■ **Required work**: Scan the material below for lines with the word "that" and report how many there are, with nothing added.

....................

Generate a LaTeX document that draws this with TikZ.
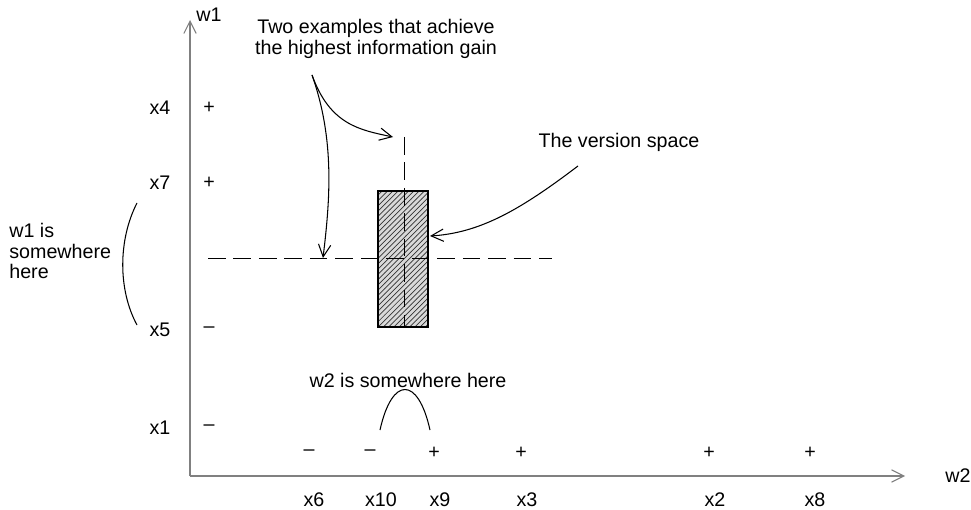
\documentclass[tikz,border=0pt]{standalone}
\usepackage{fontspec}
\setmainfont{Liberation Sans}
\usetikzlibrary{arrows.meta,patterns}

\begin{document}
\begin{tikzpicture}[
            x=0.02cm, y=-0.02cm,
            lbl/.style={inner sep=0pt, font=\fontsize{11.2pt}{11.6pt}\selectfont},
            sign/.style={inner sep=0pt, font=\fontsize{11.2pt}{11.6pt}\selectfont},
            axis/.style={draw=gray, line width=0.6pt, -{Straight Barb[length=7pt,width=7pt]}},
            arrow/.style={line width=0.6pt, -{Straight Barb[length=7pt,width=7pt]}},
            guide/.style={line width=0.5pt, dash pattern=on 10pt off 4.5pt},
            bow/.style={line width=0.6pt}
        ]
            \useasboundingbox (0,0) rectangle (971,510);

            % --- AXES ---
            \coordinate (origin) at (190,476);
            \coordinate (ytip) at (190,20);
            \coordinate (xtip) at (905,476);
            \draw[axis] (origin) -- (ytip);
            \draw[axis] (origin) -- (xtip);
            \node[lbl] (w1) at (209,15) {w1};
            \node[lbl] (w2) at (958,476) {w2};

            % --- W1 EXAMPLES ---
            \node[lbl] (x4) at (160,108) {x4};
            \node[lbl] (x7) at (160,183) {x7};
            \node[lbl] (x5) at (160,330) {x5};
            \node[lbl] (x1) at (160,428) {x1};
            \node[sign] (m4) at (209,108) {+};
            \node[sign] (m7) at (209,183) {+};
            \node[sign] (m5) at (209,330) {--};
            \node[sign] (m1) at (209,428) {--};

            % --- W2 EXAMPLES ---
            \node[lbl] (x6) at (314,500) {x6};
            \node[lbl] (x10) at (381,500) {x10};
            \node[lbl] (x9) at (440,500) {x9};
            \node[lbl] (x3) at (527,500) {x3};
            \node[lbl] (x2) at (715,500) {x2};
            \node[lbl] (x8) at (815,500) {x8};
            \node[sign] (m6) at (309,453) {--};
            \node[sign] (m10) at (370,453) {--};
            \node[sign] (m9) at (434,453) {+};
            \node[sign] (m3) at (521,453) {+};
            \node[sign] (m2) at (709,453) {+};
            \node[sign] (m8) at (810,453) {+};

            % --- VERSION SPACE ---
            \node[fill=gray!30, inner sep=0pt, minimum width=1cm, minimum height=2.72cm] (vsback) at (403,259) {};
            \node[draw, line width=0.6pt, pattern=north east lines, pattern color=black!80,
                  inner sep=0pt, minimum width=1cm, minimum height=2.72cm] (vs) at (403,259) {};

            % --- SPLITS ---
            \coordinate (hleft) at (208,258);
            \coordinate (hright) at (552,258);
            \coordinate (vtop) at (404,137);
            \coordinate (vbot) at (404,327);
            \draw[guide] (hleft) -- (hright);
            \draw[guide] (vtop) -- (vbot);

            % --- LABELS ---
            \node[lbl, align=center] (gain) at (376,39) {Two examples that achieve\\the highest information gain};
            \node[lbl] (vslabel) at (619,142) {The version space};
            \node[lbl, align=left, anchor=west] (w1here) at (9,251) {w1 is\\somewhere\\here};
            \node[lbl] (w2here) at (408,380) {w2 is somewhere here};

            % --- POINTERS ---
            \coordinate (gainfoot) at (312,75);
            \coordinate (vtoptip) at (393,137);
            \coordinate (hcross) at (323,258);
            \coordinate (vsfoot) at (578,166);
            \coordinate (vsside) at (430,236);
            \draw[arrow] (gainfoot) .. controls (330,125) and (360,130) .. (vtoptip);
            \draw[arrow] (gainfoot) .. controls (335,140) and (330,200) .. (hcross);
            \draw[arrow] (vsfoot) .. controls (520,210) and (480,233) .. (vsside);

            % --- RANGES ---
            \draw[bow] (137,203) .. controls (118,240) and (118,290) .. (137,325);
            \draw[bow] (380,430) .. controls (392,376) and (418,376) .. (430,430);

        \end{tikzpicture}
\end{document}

....................

■ **Result below**: 2